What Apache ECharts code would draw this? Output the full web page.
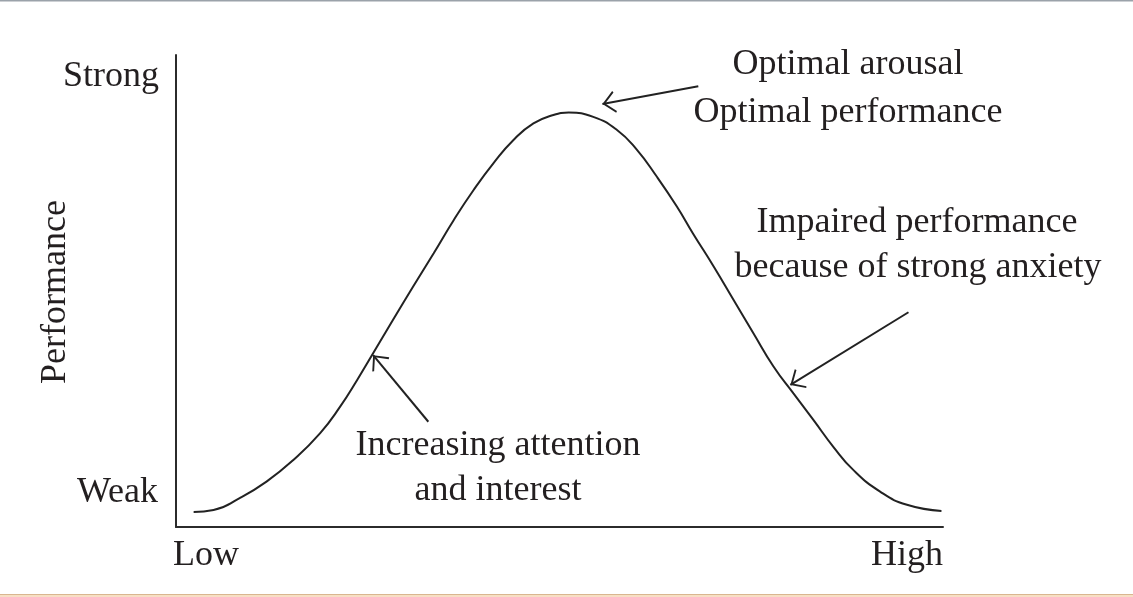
<!DOCTYPE html>
<html>
<head>
<meta charset="utf-8">
<script src="https://cdn.jsdelivr.net/npm/echarts@6/dist/echarts.min.js"></script>
<style>
html,body{margin:0;padding:0;background:#fff;}
#chart{width:1133px;height:597px;}
</style>
</head>
<body>
<div id="chart"></div>
<script>
// Arousal (x, 0-100) vs performance (y, 0-100)
var arousal = [2.3, 4.9, 8.3, 11.8, 15.3, 18.8, 21.4, 23.6, 25.7, 28.3, 30.9, 33.6, 36.2, 38.8, 41.4, 44.0, 46.6, 49.2, 51.2, 54.4, 57.5, 60.1, 62.7, 65.3, 67.4, 70.1, 72.7, 75.3, 77.9, 80.5, 83.1, 85.7, 88.3, 91.8, 95.3, 99.8];
var performance = [3.2, 3.6, 6.1, 9.6, 14.2, 19.9, 25.5, 31.1, 36.8, 43.9, 50.9, 58.0, 65.0, 71.4, 77.1, 82.0, 85.5, 87.3, 87.8, 86.9, 84.1, 79.9, 74.2, 67.9, 62.2, 55.2, 48.1, 41.0, 34.0, 28.3, 22.7, 17.0, 12.1, 7.5, 4.7, 3.4];

// Annotation arrows: [tailX, tailY, tipX, tipY] in data units
var arrowOptimal = [68.1, 93.4, 55.6, 89.6];
var arrowIncreasing = [32.9, 22.3, 25.7, 36.4];
var arrowImpaired = [95.5, 45.5, 80.1, 30.1];

var yTickLabels = ['Weak', 'Strong'];
var xTickLabels = ['Low', 'High'];
var yAxisTitle = 'Performance';
var noteOptimal = ['Optimal arousal', 'Optimal performance'];
var noteImpaired = ['Impaired performance', 'because of strong anxiety'];
var noteIncreasing = ['Increasing attention', 'and interest'];

var curve = arousal.map(function (x, i) { return [x, performance[i]]; });
function arrowLine(a) {
  return [{ coord: [a[0], a[1]], symbol: 'none' }, { coord: [a[2], a[3]] }];
}

var FONT = '36px "Liberation Serif", "DejaVu Serif", serif';
var INK = '#231f20';
function txt(s, x, y, align, rot) {
  return {
    type: 'text', x: x, y: y, rotation: rot || 0,
    style: { text: s, font: FONT, fill: INK, align: align || 'center', verticalAlign: 'middle' }
  };
}

var chevron = 'path://M10,-12 L10,-12 Z M10,0 L20,11 L18.6,12 L10,2.6 L1.4,12 L0,11 Z';

var chart = echarts.init(document.getElementById('chart'));
chart.setOption({
  animation: false,
  backgroundColor: '#ffffff',
  grid: { left: 176, right: 190, top: 55, bottom: 70 },
  xAxis: {
    type: 'value', min: 0, max: 100,
    axisLine: { show: true, onZero: false, lineStyle: { color: '#2b2b2b', width: 2 } },
    axisTick: { show: false }, axisLabel: { show: false }, splitLine: { show: false }
  },
  yAxis: {
    type: 'value', min: 0, max: 100,
    axisLine: { show: true, onZero: false, lineStyle: { color: '#2b2b2b', width: 2 } },
    axisTick: { show: false }, axisLabel: { show: false }, splitLine: { show: false }
  },
  series: [{
    type: 'line',
    data: curve,
    smooth: 0.5,
    showSymbol: false,
    lineStyle: { color: '#222', width: 2 },
    markLine: {
      silent: true,
      symbol: ['none', chevron],
      symbolSize: [22, 26],
      label: { show: false },
      lineStyle: { color: '#222', width: 2, type: 'solid' },
      data: [arrowLine(arrowOptimal), arrowLine(arrowIncreasing), arrowLine(arrowImpaired)]
    }
  }],
  graphic: [
    { type: 'rect', shape: { x: 0, y: 0, width: 1133, height: 1.5 }, style: { fill: '#9ba2aa' } },
    { type: 'rect', shape: { x: 0, y: 594, width: 1133, height: 3 }, style: { fill: '#f7dfc4' } },
    { type: 'rect', shape: { x: 0, y: 594, width: 1133, height: 1 }, style: { fill: '#d9b690' } },
    txt(yTickLabels[1], 159, 77, 'right'),
    txt(yTickLabels[0], 158, 493, 'right'),
    txt(xTickLabels[0], 173, 556, 'left'),
    txt(xTickLabels[1], 943, 556, 'right'),
    txt(yAxisTitle, 56, 292, 'center', Math.PI / 2),
    txt(noteOptimal[0], 848, 65),
    txt(noteOptimal[1], 848, 113),
    txt(noteImpaired[0], 917, 223),
    txt(noteImpaired[1], 918, 268),
    txt(noteIncreasing[0], 498, 446),
    txt(noteIncreasing[1], 498, 491)
  ]
});
</script>
</body>
</html>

SHORT TASK
Write out again, exactly, the lines from the start of the listing up to the line containing "var arrowImpaired = [95.5, 45.5, 80.1, 30.1];", with both ends and without pictures.

FINISHED TASK
What Apache ECharts code would draw this? Output the full web page.
<!DOCTYPE html>
<html>
<head>
<meta charset="utf-8">
<script src="https://cdn.jsdelivr.net/npm/echarts@6/dist/echarts.min.js"></script>
<style>
html,body{margin:0;padding:0;background:#fff;}
#chart{width:1133px;height:597px;}
</style>
</head>
<body>
<div id="chart"></div>
<script>
// Arousal (x, 0-100) vs performance (y, 0-100)
var arousal = [2.3, 4.9, 8.3, 11.8, 15.3, 18.8, 21.4, 23.6, 25.7, 28.3, 30.9, 33.6, 36.2, 38.8, 41.4, 44.0, 46.6, 49.2, 51.2, 54.4, 57.5, 60.1, 62.7, 65.3, 67.4, 70.1, 72.7, 75.3, 77.9, 80.5, 83.1, 85.7, 88.3, 91.8, 95.3, 99.8];
var performance = [3.2, 3.6, 6.1, 9.6, 14.2, 19.9, 25.5, 31.1, 36.8, 43.9, 50.9, 58.0, 65.0, 71.4, 77.1, 82.0, 85.5, 87.3, 87.8, 86.9, 84.1, 79.9, 74.2, 67.9, 62.2, 55.2, 48.1, 41.0, 34.0, 28.3, 22.7, 17.0, 12.1, 7.5, 4.7, 3.4];

// Annotation arrows: [tailX, tailY, tipX, tipY] in data units
var arrowOptimal = [68.1, 93.4, 55.6, 89.6];
var arrowIncreasing = [32.9, 22.3, 25.7, 36.4];
var arrowImpaired = [95.5, 45.5, 80.1, 30.1];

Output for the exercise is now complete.